Yes, you are right. Up to now, I’ve used my script only for deleting and editing the selections. But especially being able to multi-edit all occurences of a search term or overwrite them by multi-paste vastly increases productivity.

chk1

@dinkumoil said in Marked text manipulation:

@Alan-Kilborn

My preferred solution would have been to select all marked text because this provides more flexibility. This way the user could

copy

cut

delete

change

the marked search results.

To achieve that I wrote the following Lua script (intended to be used with, well, the LuaScript plugin).
// snip
After adding this code to the startup.lua file and restarting Notepad++, the plugin’s submenu provides a new entry Select Marked which can be assigned to a keyboard shortcut.
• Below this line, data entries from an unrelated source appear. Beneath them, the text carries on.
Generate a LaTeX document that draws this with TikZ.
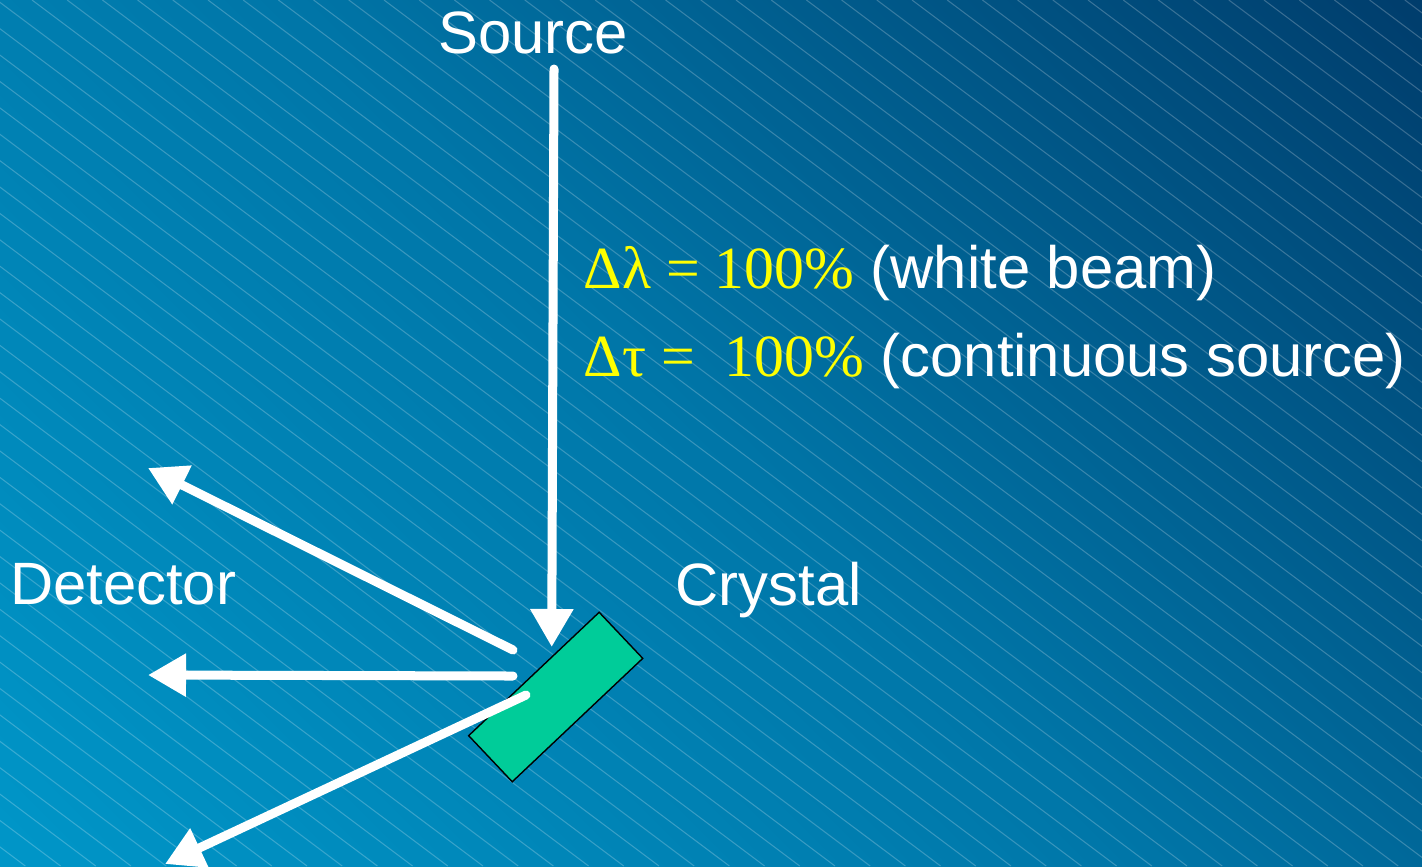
\documentclass[tikz,border=0pt]{standalone}
\usepackage{fontspec}
\setmainfont{Liberation Sans}
\newfontfamily\greekserif{Liberation Serif}
\usetikzlibrary{arrows.meta}
\definecolor{bglight}{HTML}{0096C8}
\definecolor{bgmid}{HTML}{0076A8}
\definecolor{bgdark}{HTML}{003D6C}
\definecolor{crystalgreen}{HTML}{00CC99}
\definecolor{deltayellow}{HTML}{FFFF00}
\pgfdeclareverticalshading{slidebg}{100bp}{color(0bp)=(bglight); color(14.64bp)=(bglight); color(50bp)=(bgmid); color(85.36bp)=(bgdark); color(100bp)=(bgdark)}

\begin{document}
\begin{tikzpicture}[x=0.01cm,y=-0.01cm,font=\fontsize{17}{20}\selectfont,
  label/.style={text=white,inner sep=0pt},
  ray/.style={white,line width=0.09cm,line cap=round,-{Triangle[length=0.38cm,width=0.41cm]}},
  hatch/.style={white,opacity=0.22,line width=0.3pt}]
  \useasboundingbox (0,0) rectangle (1422,866);

  % Slide background: diagonal blue gradient with thin hatch lines.
  \shade[shading=slidebg,shading angle=-45] (0,0) rectangle (1422,866);
  \begin{scope}
    \clip (0,0) rectangle (1422,866);
    \foreach \k in {-35,...,39} {
      \draw[hatch] ({32+35.2*\k},0) -- ++(1155,866);
    }
  \end{scope}

  % Incoming beam and the three outgoing rays.
  \coordinate (beamtop) at (554,69);
  \coordinate (beamhit) at (551.7,647);
  \coordinate (rayA) at (513,650);
  \coordinate (rayB) at (513,676);
  \coordinate (rayC) at (526,695);
  \coordinate (tipA) at (148,468);
  \coordinate (tipB) at (148,675);
  \coordinate (tipC) at (165,864);

  \draw[ray] (rayA) -- (tipA);
  \draw[ray] (rayB) -- (tipB);
  \node[draw=black,line width=0.4pt,fill=crystalgreen,rotate=43.4,
        minimum width=1.795cm,minimum height=0.634cm,inner sep=0pt] (crystal) at (555.7,697) {};
  \draw[ray] (rayC) -- (tipC);
  \draw[ray] (beamtop) -- (beamhit);

  % Labels.
  \node[label,anchor=base] (source) at (533,53) {Source};
  \node[label,anchor=base] (detector) at (123,604) {Detector};
  \node[label,anchor=base west] (crystalname) at (675,605) {Crystal};
  \node[label,anchor=base west] (spread) at (583,288)
    {{\greekserif\color{deltayellow}Δλ = 100\%} (white beam)};
  \node[label,anchor=base west] (pulse) at (583,376)
    {{\greekserif\color{deltayellow}Δτ =\ \ 100\%} (continuous source)};
\end{tikzpicture}
\end{document}
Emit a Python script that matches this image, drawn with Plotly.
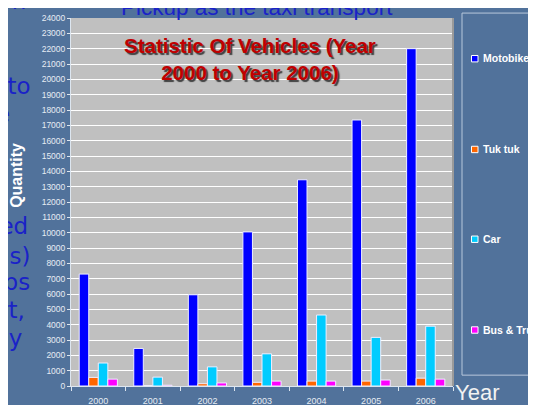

Thank you so much for that code, I converted it to Python for fans of the PythonScript plugin:

# -*- coding: utf-8 -*-
from Npp import editor

# https://community.notepad-plus-plus.org/topic/12710/marked-text-manipulation/48?_=1756239096378
SCE_UNIVERSAL_FOUND_STYLE = 31

def mark_to_multi():
    has_marked_items = False
    pos = 0
    while pos < editor.getTextLength():
        if editor.indicatorValueAt(SCE_UNIVERSAL_FOUND_STYLE, pos) == 1:
            mark_start = editor.indicatorStart(SCE_UNIVERSAL_FOUND_STYLE, pos)
            mark_end   = editor.indicatorEnd(SCE_UNIVERSAL_FOUND_STYLE, pos)
            
            if editor.getSelectionEmpty() or not editor.getMultipleSelection():
                editor.setSelection(mark_end, mark_start)
            else:
                editor.addSelection(mark_end, mark_start)

            pos = mark_end
            has_marked_items = True
            editor.setIndicatorCurrent(SCE_UNIVERSAL_FOUND_STYLE)
            editor.indicatorClearRange(mark_start, mark_end-mark_start)

        pos += 1
    if has_marked_items:
        editor.scrollCaret()

mark_to_multi()

The editor I used previously had a handy shortcut for this, I could just hit Alt+Enter in the search bar and it would immediately make all search results into cursors. Is there a reasonably easy way to replicate this in Notepad++? I use this function a lot.

Terry R

@chk1 said in Marked text manipulation:

I could just hit Alt+Enter in the search bar and it would immediately make all search results into cursors.

Do you mean make the search results into “links” to the actual text in the file? Because if so, then you should understand that already happens.

The mouse cursor doesn’t indicate that they are links, but in the “Search results” window that appears, double clicking on any search result line will make the main window move lines until that search result shows.

Terry

chk1

@Terry-R Thanks for the quick response, but the Search results window is not what I mean. When I press Alt+Enter (or an alternative key combo) I want every search result to be selected via multi-editing in the editor window, and not in a separate window or sidebar.

Right now, with help of the script, I open the Marks search (Ctrl+M), enter my search term and press “Mark all”. Then I run the script to convert all marks to multi-edit selections. I want to reduce these extra steps if possible, i.e. in the best case: Ctrl+F, enter search word, hit Alt+Enter.

Coises

@chk1 said in Marked text manipulation:

Right now, with help of the script, I open the Marks search (Ctrl+M), enter my search term and press “Mark all”. Then I run the script to convert all marks to multi-edit selections. I want to reduce these extra steps if possible, i.e. in the best case: Ctrl+F, enter search word, hit Alt+Enter.

It might not be worth it for your case, but the Search dialog in the Columns++ plugin has Select All as an option on the dropdown menu on the Count button.

You can assign a shortcut to Columns++ | Search in Notepad++ shortcut mapper; but at present, there is no straightforward way to open the Count button menu using only the keyboard.